Deactivation for 8.2MHz label tags is typically achieved using a deactivation pad. In the absence of such a device labels can be rendered inactive by punching a hole, or by covering the circuit with a metallic label, a "de-tuner". The deactivation pad functions by partially destroying the capacitor.
Though this sounds violent, in reality both the process and the result are unnoticeable to the naked eye. The deactivator causes a micro short circuit in the label. This is done by submitting the tag to a strong electromagnetic field at the resonant frequency, which induces voltages exceeding the capacitor's breakdown voltage.
In terms of deactivation Radio Frequency is the most efficient of the 3 technologies (RF, EM, AM - there are no microwave labels) given that the reliable "remote" deactivation distance can be to 30 cm. It also benefits the user in terms of running costs since the RF deactivator only activates to send a pulse when a circuit is present. Both EM and AM deactivation units are on all the time and consume considerably more electricity. The reliability of "remote" deactivation (i.e. non contact or non proximity deactivation) capability makes for a fast and efficient throughput at the checkout.

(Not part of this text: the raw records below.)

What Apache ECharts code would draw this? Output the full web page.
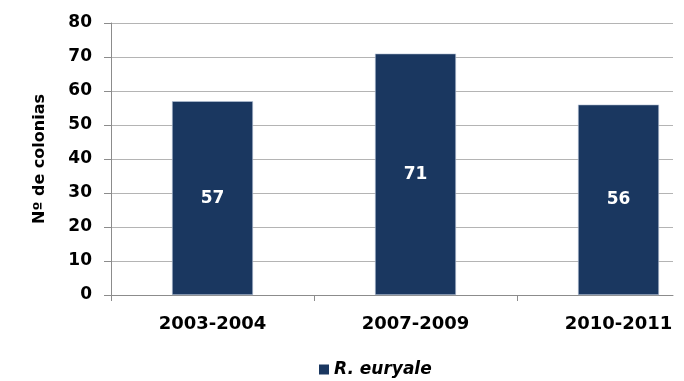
<!DOCTYPE html>
<html>
<head>
<meta charset="utf-8">
<script src="https://cdn.jsdelivr.net/npm/echarts@6/dist/echarts.min.js"></script>
<style>
html,body{margin:0;padding:0;background:#fff;}
#c{width:684px;height:381px;}
</style>
</head>
<body>
<div id="c"></div>
<script>
const categories = ['2003-2004', '2007-2009', '2010-2011'];
const seriesName = 'R. euryale';
const values = [57, 71, 56];
const yTicks = [0, 10, 20, 30, 40, 50, 60, 70, 80];

const FONT = '"DejaVu Sans", Verdana, sans-serif';
const chart = echarts.init(document.getElementById('c'), null, {renderer: 'canvas'});
chart.setOption({
  animation: false,
  backgroundColor: '#ffffff',
  textStyle: {fontFamily: FONT},
  grid: [
    {left: 111, width: 609, top: 23, bottom: 86, containLabel: false, outerBoundsMode: 'none'},
    {left: 111, right: 11, top: 23, bottom: 86, containLabel: false, outerBoundsMode: 'none'}
  ],
  legend: {
    data: [seriesName],
    left: 314, top: 356,
    icon: 'rect', itemWidth: 10, itemHeight: 10, itemGap: 6,
    itemStyle: {borderWidth: 0},
    textStyle: {fontFamily: FONT, fontWeight: 'bold', fontStyle: 'italic', fontSize: 17, color: '#000'}
  },
  xAxis: [
    {
      type: 'category', gridIndex: 0, data: categories,
      axisLine: {show: false},
      axisTick: {show: true, length: 6, lineStyle: {color: '#8c8c8c'}},
      axisLabel: {margin: 20, fontFamily: FONT, fontWeight: 'bold', fontSize: 18, color: '#000'},
      splitLine: {show: false}
    },
    {
      type: 'value', gridIndex: 1, min: 0, max: 1,
      axisLine: {show: true, lineStyle: {color: '#8c8c8c', width: 1}},
      axisTick: {show: false}, axisLabel: {show: false}, splitLine: {show: false}
    }
  ],
  yAxis: [
    {
      type: 'value', gridIndex: 0, min: yTicks[0], max: yTicks[yTicks.length - 1], interval: 10,
      name: 'Nº de colonias', nameLocation: 'middle', nameGap: 63, nameRotate: 90,
      nameTextStyle: {fontFamily: FONT, fontWeight: 'bold', fontSize: 16, color: '#000'},
      axisLine: {show: true, lineStyle: {color: '#8c8c8c', width: 1}},
      axisTick: {show: true, length: 7, lineStyle: {color: '#8c8c8c'}},
      axisLabel: {margin: 19, fontFamily: FONT, fontWeight: 'bold', fontSize: 17, color: '#000'},
      splitLine: {show: false}
    },
    {
      type: 'value', gridIndex: 1, min: yTicks[0], max: yTicks[yTicks.length - 1], interval: 10,
      axisLine: {show: false}, axisTick: {show: false}, axisLabel: {show: false},
      splitLine: {show: true, lineStyle: {color: '#b4b4b4', width: 1}}
    }
  ],
  series: [{
    name: seriesName, type: 'bar', xAxisIndex: 0, yAxisIndex: 0,
    data: values, barWidth: 81,
    itemStyle: {color: '#1a3760', borderColor: '#b9c6d8', borderWidth: 0.6},
    label: {show: true, position: 'inside', color: '#ffffff', fontFamily: FONT, fontWeight: 'bold', fontSize: 17},
    z: 3
  }]
});
</script>
</body>
</html>
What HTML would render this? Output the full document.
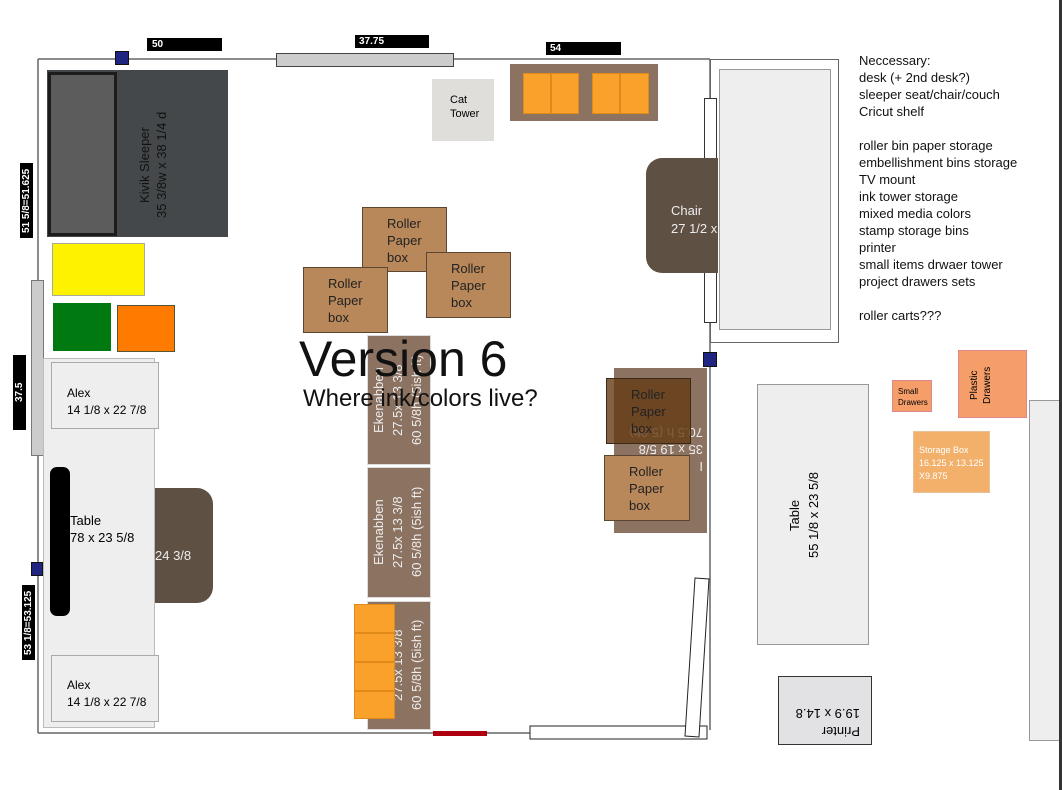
<!DOCTYPE html>
<html><head><meta charset="utf-8"><style>
body{margin:0;width:1062px;height:790px;background:#fff;position:relative;overflow:hidden;font-family:"Liberation Sans",sans-serif;}
div{position:absolute;box-sizing:border-box;}
.lbl{background:#000;color:#fff;font-size:10px;font-weight:bold;line-height:13px;}
.vl{writing-mode:vertical-rl;transform:rotate(180deg);text-align:center;}
.roll{background:#b8885a;border:1px solid #5b4632;color:#222;font-size:13px;line-height:17px;padding:7px 0 0 24px;}
.ek{background:#8b7261;border:1px solid #ddd;}
.or{background:#f9a12b;border:1px solid #e08a1a;}
.t{white-space:nowrap;}
</style></head><body>
<svg style="position:absolute;left:0;top:0" width="1062" height="790">
<g stroke="#666" stroke-width="1.5" fill="none">
<line x1="38" y1="59" x2="710" y2="59"/>
<line x1="38" y1="59" x2="38" y2="733"/>
<line x1="38" y1="733" x2="530" y2="733"/>
<line x1="710" y1="59" x2="710" y2="730"/>
</g>
<rect x="530" y="726" width="177" height="13" fill="#fff" stroke="#222" stroke-width="1"/>
<polygon points="695,578 709,579 699,737 685,736" fill="#fff" stroke="#222" stroke-width="1"/>
<rect x="433" y="731" width="54" height="5" fill="#b00010"/>
</svg>
<div class="lbl" style="left:147px;top:38px;width:75px;height:13px;padding-left:5px">50</div>
<div style="left:115px;top:51px;width:14px;height:14px;background:#1f2580;border:1px solid #111"></div>
<div style="left:276px;top:53px;width:178px;height:14px;background:#ccc;border:1px solid #444"></div>
<div class="lbl" style="left:355px;top:35px;width:74px;padding-left:4px">37.75</div>
<div class="lbl" style="left:546px;top:42px;width:75px;padding-left:4px">54</div>
<div style="left:47px;top:70px;width:181px;height:167px;background:#45484a"></div>
<div style="left:48px;top:72px;width:69px;height:164px;background:#5c5c5c;border:3px solid #1c1c1c"></div>
<div class="vl t" style="left:136px;top:100px;width:36px;height:130px;font-size:13px;line-height:17px;color:#111">Kivik Sleeper<br>35 3/8w x 38 1/4 d</div>
<div class="lbl vl t" style="left:20px;top:163px;width:13px;height:75px">51 5/8=51.625</div>
<div style="left:52px;top:243px;width:93px;height:53px;background:#fff200;border:1px solid #aa9"></div>
<div style="left:53px;top:303px;width:58px;height:48px;background:#007a10"></div>
<div style="left:117px;top:305px;width:58px;height:47px;background:#ff7b00;border:1px solid #553"></div>
<div style="left:31px;top:280px;width:13px;height:176px;background:#ccc;border:1px solid #777"></div>
<div class="lbl vl t" style="left:13px;top:355px;width:13px;height:75px">37.5</div>
<div style="left:43px;top:358px;width:112px;height:370px;background:#eee;border:1px solid #bbb"></div>
<div style="left:51px;top:362px;width:108px;height:67px;background:#eee;border:1px solid #aaa;font-size:12px;line-height:17px;padding:22px 0 0 15px" class="t">Alex<br>14 1/8 x 22 7/8</div>
<div style="left:51px;top:655px;width:108px;height:67px;background:#eee;border:1px solid #aaa;font-size:12px;line-height:17px;padding:21px 0 0 15px" class="t">Alex<br>14 1/8 x 22 7/8</div>
<div style="left:50px;top:467px;width:20px;height:149px;background:#000;border-radius:7px"></div>
<div class="t" style="left:70px;top:512px;font-size:13px;line-height:17px">Table<br>78 x 23 5/8</div>
<div style="left:155px;top:488px;width:58px;height:115px;background:#5e5043;border-radius:0 16px 16px 0;color:#eee;font-size:13px;padding-top:60px" class="t">24 3/8</div>
<div style="left:31px;top:562px;width:12px;height:14px;background:#1f2580;border:1px solid #111"></div>
<div class="lbl vl t" style="left:22px;top:585px;width:13px;height:75px">53 1/8=53.125</div>

<div style="left:432px;top:79px;width:62px;height:62px;background:#dfdedb;font-size:11px;line-height:14px;padding:14px 0 0 18px" class="t">Cat<br>Tower</div>
<div style="left:510px;top:64px;width:148px;height:57px;background:#8b7261"></div>
<div class="or" style="left:523px;top:73px;width:28px;height:41px"></div>
<div class="or" style="left:551px;top:73px;width:28px;height:41px"></div>
<div class="or" style="left:592px;top:73px;width:28px;height:41px"></div>
<div class="or" style="left:620px;top:73px;width:29px;height:41px"></div>

<div class="roll t" style="left:362px;top:207px;width:85px;height:65px">Roller<br>Paper<br>box</div>
<div class="roll t" style="left:303px;top:267px;width:85px;height:66px">Roller<br>Paper<br>box</div>
<div class="roll t" style="left:426px;top:252px;width:85px;height:66px">Roller<br>Paper<br>box</div>

<div class="ek" style="left:367px;top:335px;width:64px;height:130px"></div>
<div class="ek" style="left:367px;top:467px;width:64px;height:131px"></div>
<div class="ek" style="left:367px;top:601px;width:64px;height:129px"></div>
<div class="vl t" style="left:369px;top:340px;width:60px;height:120px;color:#eee;font-size:13px;line-height:19px">Ekenabben<br>27.5x 13 3/8<br>60 5/8h (5ish ft)</div>
<div class="vl t" style="left:369px;top:472px;width:60px;height:120px;color:#eee;font-size:13px;line-height:19px">Ekenabben<br>27.5x 13 3/8<br>60 5/8h (5ish ft)</div>
<div class="vl t" style="left:369px;top:605px;width:60px;height:120px;color:#eee;font-size:13px;line-height:19px">Ekenabben<br>27.5x 13 3/8<br>60 5/8h (5ish ft)</div>
<div class="or" style="left:354px;top:604px;width:41px;height:29px"></div>
<div class="or" style="left:354px;top:633px;width:41px;height:29px"></div>
<div class="or" style="left:354px;top:662px;width:41px;height:29px"></div>
<div class="or" style="left:354px;top:691px;width:41px;height:28px"></div>

<div class="t" style="left:299px;top:330px;font-size:50px;line-height:58px;color:#111">Version 6</div>
<div class="t" style="left:303px;top:385px;font-size:24px;line-height:28px;color:#111">Where ink/colors live?</div>

<div style="left:710px;top:59px;width:129px;height:284px;border:1.5px solid #666;background:#fff"></div>
<div style="left:719px;top:69px;width:112px;height:261px;background:#eee;border:1px solid #999"></div>
<div style="left:704px;top:98px;width:13px;height:225px;background:#fff;border:1px solid #333"></div>
<div style="left:646px;top:158px;width:72px;height:115px;background:#5e5043;border-radius:16px 0 0 16px;color:#eee;font-size:13px;line-height:18px;padding:44px 0 0 25px;overflow:hidden" class="t">Chair<br>27 1/2 x</div>
<div style="left:703px;top:352px;width:14px;height:15px;background:#1f2580;border:1px solid #111"></div>

<div style="left:614px;top:368px;width:93px;height:165px;background:#8b7261"></div>
<div class="t" style="left:614px;top:420px;width:93px;height:55px;transform:rotate(180deg);color:#eee;font-size:13px;line-height:17px;text-align:left;padding-left:4px;overflow:hidden">I<br>35 x 19 5/8<br>70.5 h (5.9ft)</div>
<div style="left:606px;top:378px;width:85px;height:66px;background:rgba(100,58,20,0.8);border:1px solid #3a2a1a;color:#222;font-size:13px;line-height:17px;padding:7px 0 0 24px" class="t">Roller<br>Paper<br>box</div>
<div class="roll t" style="left:604px;top:455px;width:86px;height:66px">Roller<br>Paper<br>box</div>

<div style="left:757px;top:384px;width:112px;height:261px;background:#eee;border:1px solid #999"></div>
<div class="vl t" style="left:785px;top:440px;width:40px;height:150px;font-size:13px;line-height:19px">Table<br>55 1/8 x 23 5/8</div>
<div style="left:778px;top:676px;width:94px;height:69px;background:#e2e2e4;border:1px solid #333"></div>
<div class="t" style="left:780px;top:700px;width:90px;height:40px;transform:rotate(180deg);font-size:13px;line-height:18px;padding-left:10px">Printer<br>19.9 x 14.8</div>
<div style="left:892px;top:380px;width:40px;height:32px;background:#f59e6a;border:1px solid #d88;font-size:8px;line-height:11px;padding:5px 0 0 5px" class="t">Small<br>Drawers</div>
<div style="left:958px;top:350px;width:69px;height:68px;background:#f59e6a;border:1px solid #d88"></div>
<div class="vl t" style="left:968px;top:360px;width:30px;height:50px;font-size:10px;line-height:13px">Plastic<br>Drawers</div>
<div style="left:913px;top:431px;width:77px;height:62px;background:#f2b06b;border:1px solid #e8c09a;color:#fff;font-size:9px;line-height:13px;padding:12px 0 0 5px" class="t">Storage Box<br>16.125 x 13.125<br>X9.875</div>
<div style="left:1029px;top:400px;width:31px;height:341px;background:#eee;border:1px solid #999"></div>
<div style="left:1059px;top:0;width:3px;height:790px;background:#333"></div>

<div class="t" style="left:859px;top:52px;font-size:13px;line-height:17px;color:#111">Neccessary:<br>desk (+ 2nd desk?)<br>sleeper seat/chair/couch<br>Cricut shelf<br><br>roller bin paper storage<br>embellishment bins storage<br>TV mount<br>ink tower storage<br>mixed media colors<br>stamp storage bins<br>printer<br>small items drwaer tower<br>project drawers sets<br><br>roller carts???</div>
</body></html>
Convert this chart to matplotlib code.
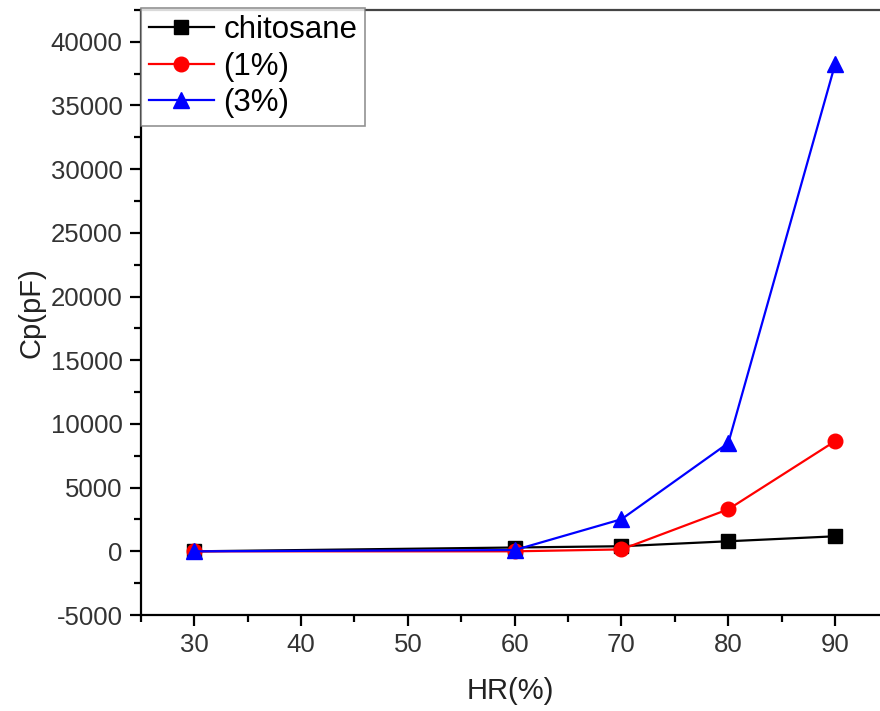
import matplotlib
matplotlib.use("Agg")
import matplotlib.pyplot as plt
from matplotlib.ticker import MultipleLocator

plt.rcParams['font.family'] = ['Liberation Sans', 'DejaVu Sans']
plt.rcParams['axes.unicode_minus'] = False

hr = [30, 60, 70, 80, 90]
chitosane = [0, 300, 400, 790, 1180]
pct1 = [0, 0, 150, 3300, 8650]
pct3 = [0, 100, 2520, 8500, 38250]

fig = plt.figure(figsize=(8.8, 7.11), dpi=100)
ax = fig.add_axes([0.160, 0.135, 0.840, 0.851])

ax.plot(hr, chitosane, color='black', marker='s', markersize=9.5, lw=1.6, label='chitosane')
ax.plot(hr, pct1, color='red', marker='o', markersize=10.5, lw=1.6, label='(1%)')
ax.plot(hr, pct3, color='blue', marker='^', markersize=11.5, lw=1.6, label='(3%)')

ax.set_xlim(25, 94.2)
ax.set_ylim(-5000, 42500)
ax.xaxis.set_major_locator(MultipleLocator(10))
ax.xaxis.set_minor_locator(MultipleLocator(5))
ax.yaxis.set_major_locator(MultipleLocator(5000))
ax.yaxis.set_minor_locator(MultipleLocator(2500))

ax.spines['right'].set_visible(False)
for s in ['left', 'bottom', 'top']:
    ax.spines[s].set_linewidth(1.6)
ax.spines['top'].set_color('#444444')

ax.tick_params(which='major', direction='out', length=8, width=1.6,
               labelsize=18.5, labelcolor='#333333', pad=5)
ax.tick_params(which='minor', direction='out', length=5, width=1.6)
ax.tick_params(top=False, right=False)

ax.set_xlabel('HR(%)', fontsize=21, color='#222222', labelpad=14)
ax.set_ylabel('Cp(pF)', fontsize=21, color='#222222', labelpad=4)

leg = ax.legend(loc='upper left', bbox_to_anchor=(0, 1.004), fontsize=22.5,
                frameon=True, fancybox=False, borderaxespad=0,
                handlelength=2.1, handletextpad=0.3, labelspacing=0.2,
                borderpad=0.25)
leg.get_frame().set_edgecolor('#777777')
leg.get_frame().set_linewidth(1.2)

fig.savefig('out.png', dpi=100)
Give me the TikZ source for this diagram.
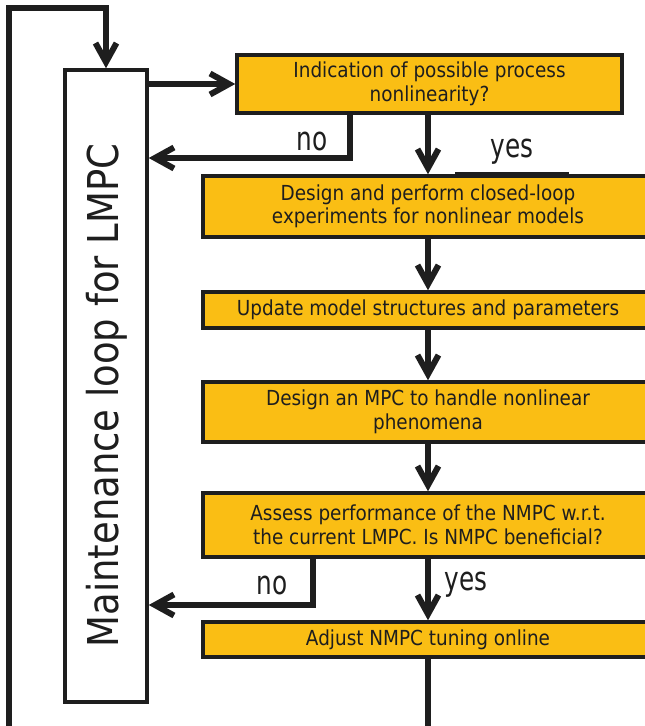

Efficiency is an important factor when choosing an overall EAS solution given that time lost attempting to deactivate labels can be an important drag of cashier productivity as well as customer satisfaction if unwanted alarms are caused by tags that have not been effectively deactivated at the point of sale.
Deactivation of RF labels is also dependent on the size of the label and the power of the deactivation pad (the larger the label, the greater the field it generates for deactivation to take place. For this reason very small labels can cause issues for consistent deactivation). It is common to find RF deactivation built into barcode flat and vertical scanners at the POS in food retail especially in Europe and Asia where RF EAS technology has been the standard for nearly a decade. In apparel retail deactivation usually takes the form of flat pads of approx. 30x30 cm in retail apparel environments.